|Name:||James Vernon “Jim” Dawson|
|Rank/Branch:||Captain/United States Air Force|
|Unit:||416th Tactical Fighter Squadron,
31st Tactical Fighter Wing
Tuy Hoa Airbase, South Vietnam
|Date of Birth:||16 February 1940|
|Home of Record:||Ashland, KY|
|Date of Loss:||16 July 1969|
|Country of Loss:||South Vietnam|
|Loss Coordinates:||130401N 1092059E
Click coordinates to view maps
|Status in 1973:||Killed/Body Not Recovered|
|Aircraft/Vehicle/Ground:||F100D “Super Sabre|
|Other Personnel In Incident:||(None Missing)|
SYNOPSIS: The North American F100 Super Sabre, nicknamed “Hun,” was a single seat jet fighter that first came into service during the Korean War. During the Gulf of Tonkin Crises, which catapulted the United States head long into the Vietnam War, the first Air Force F100 squadrons were sent to DaNang, South Vietnam in August 1964. Interestingly, during both wars, the Hun’s most valuable uses were in close air support for ground troops, and as a principle strike aircraft because it could deliver its ordnance on target at treetop level at full speed.
On 16 July 1969, Capt. James V. “Jim” Dawson was the pilot of the number two aircraft (serial #56-3420), call sign “Elect 62,” in a flight of two that departed Tuy Hoa Airbase to conduct a routine combat mission. All aspects of the flight progressed normally and uneventfully until they returned to base.
At 1218 hours, Elect Lead landed from the southwest to northeast with Elect 62 in trail. During his final approach, Capt. Dawson overshot the runway and was instructed by the Runway Control Officer to go around for another try. He did not acknowledge the command; however, the RCO and others on the flight line reported that Jim Dawson appeared to apply power to his Super Sabre as he continued toward the northeast. Shortly thereafter, the RCO saw the canopy come off and the ejection seat fire as the aircraft rolled to the right with its nose low. At this time the aircraft was nearly one mile from the end of the runway and at an altitude estimated to be 300 feet above the South China Sea. Capt. Dawson’s parachute did not have enough time to deploy and it is questionable as to whether or not there was time for the pilot to separate from the ejection seat before hitting the water.

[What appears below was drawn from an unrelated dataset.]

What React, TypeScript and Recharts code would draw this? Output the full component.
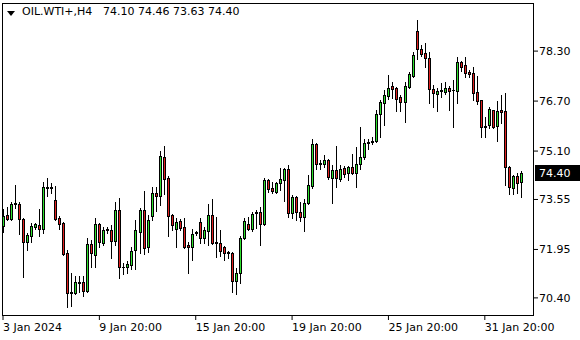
import React from 'react';
import { ComposedChart, Bar, XAxis, YAxis, ReferenceArea, ReferenceLine } from 'recharts';

// H4 candles (oldest first)
const opens = [
  72.71, 73.06, 72.93, 73.41, 73.41, 72.93, 72.19, 72.38, 72.68, 72.74,
  72.61, 73.95, 73.93, 73.53, 72.96, 72.80, 71.84, 70.56, 70.56, 70.88,
  70.91, 70.62, 72.13, 71.78, 72.77, 72.16, 72.58, 72.58, 72.22, 73.22,
  71.39, 71.39, 71.46, 71.94, 72.51, 73.22, 72.03, 73.03, 73.76, 73.66,
  74.91, 74.24, 73.06, 72.61, 72.86, 72.67, 72.10, 72.03, 72.48, 72.83,
  72.32, 72.55, 73.06, 72.19, 72.16, 72.03, 71.87, 71.84, 70.94, 71.20,
  72.32, 72.77, 72.61, 73.15, 73.15, 72.77, 74.17, 73.92, 73.79, 74.08,
  74.17, 74.53, 73.12, 73.63, 73.15, 72.99, 73.44, 73.98, 75.33, 74.69,
  74.69, 74.81, 74.24, 74.49, 74.21, 74.56, 74.40, 74.59, 74.40, 74.69,
  74.91, 75.36, 75.39, 75.42, 76.29, 76.64, 76.86, 77.18, 77.12, 76.83,
  76.67, 77.15, 77.50, 78.94, 78.36, 78.24, 78.08, 77.09, 76.93, 77.02,
  76.99, 77.12, 77.05, 77.02, 77.95, 77.85, 77.63, 77.60, 76.99, 76.73,
  75.90, 75.93, 76.41, 75.90, 76.41, 76.38, 74.59, 73.92, 74.30, 74.10,
];
const highs = [
  73.25, 73.31, 73.47, 74.01, 73.47, 72.95, 72.48, 72.80, 72.80, 73.25,
  74.11, 74.24, 74.08, 73.98, 73.03, 72.83, 71.94, 71.20, 71.10, 71.10,
  71.10, 72.32, 72.26, 72.96, 72.80, 72.67, 72.67, 72.74, 73.47, 73.60,
  71.52, 71.58, 72.03, 72.90, 73.28, 73.82, 73.06, 73.95, 73.95, 75.10,
  75.26, 74.30, 73.09, 72.96, 72.93, 72.96, 72.19, 72.61, 72.54, 72.96,
  72.67, 73.41, 73.57, 72.99, 72.58, 72.06, 71.90, 71.87, 71.36, 72.38,
  72.96, 72.99, 73.15, 73.22, 73.31, 74.24, 74.21, 74.11, 74.11, 74.56,
  74.56, 74.65, 73.69, 73.66, 73.47, 73.57, 74.33, 75.49, 75.35, 74.81,
  74.97, 74.85, 74.65, 75.26, 74.65, 74.62, 74.61, 75.01, 75.23, 75.87,
  75.49, 75.49, 75.55, 76.41, 76.73, 77.05, 77.53, 77.31, 77.15, 76.89,
  77.31, 77.63, 78.27, 79.29, 78.49, 78.56, 78.27, 77.21, 77.12, 77.28,
  77.31, 77.18, 77.37, 78.11, 77.98, 78.11, 77.69, 77.79, 77.50, 76.75,
  76.19, 76.51, 76.43, 76.70, 76.89, 76.96, 74.61, 74.33, 74.40, 74.46,
];
const lows = [
  72.52, 72.90, 72.90, 73.28, 72.45, 71.07, 71.94, 72.19, 72.61, 72.38,
  72.48, 73.66, 73.76, 72.90, 72.61, 71.78, 70.11, 70.14, 70.53, 70.59,
  70.46, 70.59, 71.39, 71.39, 72.03, 72.10, 72.48, 71.68, 72.10, 71.04,
  71.17, 71.20, 71.33, 71.33, 71.84, 71.81, 71.87, 72.90, 73.19, 73.38,
  73.73, 72.38, 72.58, 72.03, 72.58, 72.00, 71.20, 71.62, 72.42, 72.16,
  72.16, 72.10, 72.13, 71.71, 71.74, 71.62, 71.68, 70.59, 70.53, 70.88,
  72.29, 72.58, 72.54, 72.64, 72.10, 72.74, 73.79, 73.76, 73.76, 73.85,
  73.50, 72.99, 72.96, 72.90, 72.86, 72.54, 73.41, 73.92, 74.53, 74.53,
  74.59, 74.21, 73.44, 73.95, 74.14, 74.27, 74.17, 74.37, 73.95, 74.53,
  74.85, 75.17, 75.33, 75.39, 75.55, 75.93, 76.77, 76.80, 76.38, 76.38,
  76.03, 77.12, 77.47, 78.04, 78.14, 77.79, 76.64, 76.51, 76.38, 76.83,
  76.93, 76.41, 75.87, 76.64, 77.66, 77.47, 77.47, 76.73, 76.61, 75.55,
  75.55, 75.84, 75.84, 75.42, 76.00, 74.01, 73.73, 73.73, 73.76, 73.63,
];
const closes = [
  73.03, 72.93, 73.41, 73.44, 72.93, 72.19, 72.42, 72.71, 72.77, 72.61,
  73.95, 73.93, 73.95, 72.93, 72.77, 71.81, 70.56, 70.58, 70.91, 70.91,
  70.62, 72.13, 71.84, 72.77, 72.19, 72.58, 72.60, 72.22, 73.22, 71.39,
  71.40, 71.49, 71.90, 72.58, 73.22, 72.00, 72.90, 73.76, 73.66, 74.94,
  74.21, 73.03, 72.74, 72.83, 72.64, 72.03, 72.03, 72.45, 72.50, 72.32,
  72.58, 73.06, 72.16, 72.16, 71.90, 71.84, 71.84, 70.94, 71.20, 72.32,
  72.86, 72.61, 73.09, 73.12, 72.77, 74.17, 73.89, 73.82, 74.08, 74.21,
  74.53, 73.12, 73.63, 73.15, 72.99, 73.44, 74.01, 75.33, 74.69, 74.71,
  74.81, 74.27, 74.49, 74.24, 74.53, 74.37, 74.59, 74.40, 74.69, 74.91,
  75.36, 75.39, 75.42, 76.29, 76.67, 76.89, 77.12, 77.09, 76.77, 76.67,
  77.18, 77.56, 78.17, 78.36, 78.20, 78.08, 77.09, 76.96, 77.02, 77.05,
  77.12, 77.02, 77.04, 77.95, 77.79, 77.60, 77.56, 76.96, 76.70, 75.87,
  75.86, 76.45, 75.87, 76.38, 76.35, 74.59, 73.95, 74.30, 74.08, 74.40,
];

const xTickIdx = [0, 24, 48, 72, 96, 120];
const xTickLabels = ['3 Jan 2024', '9 Jan 20:00', '15 Jan 20:00', '19 Jan 20:00', '25 Jan 20:00', '31 Jan 20:00'];
const yTicks = [70.4, 71.95, 73.55, 75.1, 76.7, 78.3];
const symbol = 'OIL.WTI+,H4';

const UP = '#2ee02e';
const DOWN = '#e02020';
const FONT = 'DejaVu Sans';

const data = opens.map((o, i) => ({
  i,
  o,
  h: highs[i],
  l: lows[i],
  c: closes[i],
  range: [lows[i], highs[i]],
}));

const last = data[data.length - 1];

const Candle = (props: any) => {
  const { x, y, width, height, payload } = props;
  if (!payload) return null;
  const top = Math.min(y, y + height);
  const bot = Math.max(y, y + height);
  const { o, h, l, c } = payload;
  // map a price inside [l, h] onto the bar's pixel span
  const py = (v: number) => (h === l ? top : top + ((h - v) / (h - l)) * (bot - top));
  const cx = Math.round(x + width / 2);
  const yH = Math.round(py(h));
  const yL = Math.round(py(l));
  const bTop = Math.round(py(Math.max(o, c)));
  const bBot = Math.round(py(Math.min(o, c)));
  return (
    <g>
      <rect x={cx} y={yH} width={1} height={yL - yH + 1} fill="#000" />
      <rect x={cx - 1} y={bTop} width={3} height={bBot - bTop + 1} fill="#000" />
      {bBot - bTop > 1 && (
        <rect x={cx} y={bTop + 1} width={1} height={bBot - bTop - 1} fill={c >= o ? UP : DOWN} />
      )}
    </g>
  );
};

const Frame = (props: any) => {
  const { x, y, width, height } = props;
  return (
    <rect
      x={Math.round(x) + 0.5}
      y={Math.round(y) + 0.5}
      width={Math.round(width) - 1}
      height={Math.round(height) - 1}
      fill="none"
      stroke="#000"
      strokeWidth={1}
    />
  );
};

const XTick = (props: any) => {
  const { x, y, payload } = props;
  const idx = xTickIdx.indexOf(payload.value);
  return (
    <text x={x} y={y + 9} textAnchor="start" fontSize={11} fontFamily={FONT} fill="#000">
      {idx >= 0 ? xTickLabels[idx] : ''}
    </text>
  );
};

const PriceTag = (props: any) => {
  const { viewBox } = props;
  if (!viewBox) return null;
  const left = Math.round(viewBox.x + viewBox.width) + 1;
  const cy = Math.round(viewBox.y);
  return (
    <g>
      <rect x={left} y={cy - 8} width={46} height={16} fill="#000" />
      <text x={left + 4} y={cy + 4} fontSize={11} fontFamily={FONT} fill="#fff">
        {last.c.toFixed(2)}
      </text>
    </g>
  );
};

export default function App() {
  return (
    <div style={{ position: 'absolute', left: 0, top: 0, width: 580, height: 340, background: '#fff', fontFamily: FONT }}>
      <ComposedChart width={580} height={340} data={data} margin={{ top: 3, right: 0, bottom: 0, left: 2 }}>
        <XAxis
          dataKey="i"
          type="number"
          domain={[-0.25, 132.25]}
          allowDataOverflow
          ticks={xTickIdx}
          interval={0}
          tick={<XTick />}
          tickSize={4}
          tickMargin={2}
          tickLine={{ stroke: '#000' }}
          axisLine={false}
          height={24}
        />
        <YAxis
          orientation="right"
          type="number"
          domain={[69.82, 79.84]}
          allowDataOverflow
          ticks={yTicks}
          interval={0}
          tickFormatter={(v: number) => v.toFixed(2)}
          tick={{ fill: '#000', fontSize: 11, fontFamily: FONT }}
          tickSize={4}
          tickMargin={1}
          tickLine={{ stroke: '#000' }}
          axisLine={false}
          width={46}
        />
        <Bar dataKey="range" barSize={4} shape={<Candle />} isAnimationActive={false} />
        <ReferenceArea
          x1={-0.25}
          x2={132.25}
          y1={69.82}
          y2={79.84}
          ifOverflow="visible"
          shape={<Frame />}
        />
        <ReferenceLine y={last.c} stroke="none" ifOverflow="visible" label={<PriceTag />} />
      </ComposedChart>
      <div style={{ position: 'absolute', left: 7, top: 11, width: 0, height: 0, borderLeft: '4px solid transparent', borderRight: '4px solid transparent', borderTop: '5px solid #000' }} />
      <div style={{ position: 'absolute', left: 22, top: 5, fontSize: 11, lineHeight: '13px', color: '#000', whiteSpace: 'pre' }}>
        {symbol}
      </div>
      <div style={{ position: 'absolute', left: 103, top: 5, fontSize: 11, lineHeight: '13px', color: '#000', whiteSpace: 'pre' }}>
        {[last.o, last.h, last.l, last.c].map((v) => v.toFixed(2)).join(' ')}
      </div>
    </div>
  );
}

An Army helicopter was onsite within seconds and Air Force search and rescue (SAR) helicopters as well as two Navy Swift Boats were there within minutes. The extensive search continued until dark on the day of loss, resumed the next day at dawn and continued until 1600 hours. Recovery personnel described the current at the scene as “swift and heading out to sea".
Navy personnel used electronic sonar equipment to locate the wreckage in the roughly 80-foot deep water. Swift Boat PCF-73 and PCF-91 provided dive platforms for Air Force scuba divers who conducted the underwater search operation for Jim Dawson as well as for the salvage operation for the recovery of the aircraft’s wreckage. During the savage portion of the mission, the wings, tail, engine, canopy and most of the fuselage were recovered, but nothing of the pilot or the ejection seat was found. At the time the SAR operation was terminated, Jim Dawson was declared Killed in Action/Body Not Recovered.
The fate of Jim Dawson is not in doubt and the hard reality is there is virtually no chance of ever recovering his remains. Above all else, he has the right not to be forgotten by the nation for which he gave his life. For other Americans who remain unaccounted for in Southeast Asia, their fate could be quite different.
Since the end of the Vietnam War well over 21,000 reports of American prisoners, missing, and otherwise unaccounted for have been received by our government. Many of these reports document LIVE American POWs remaining captive throughout Southeast Asia TODAY.
Pilots and aircrews were called upon to fly in many dangerous circumstances, and they were prepared to be wounded, killed or captured. It probably never occurred to them that they could be abandoned by the country they so proudly served.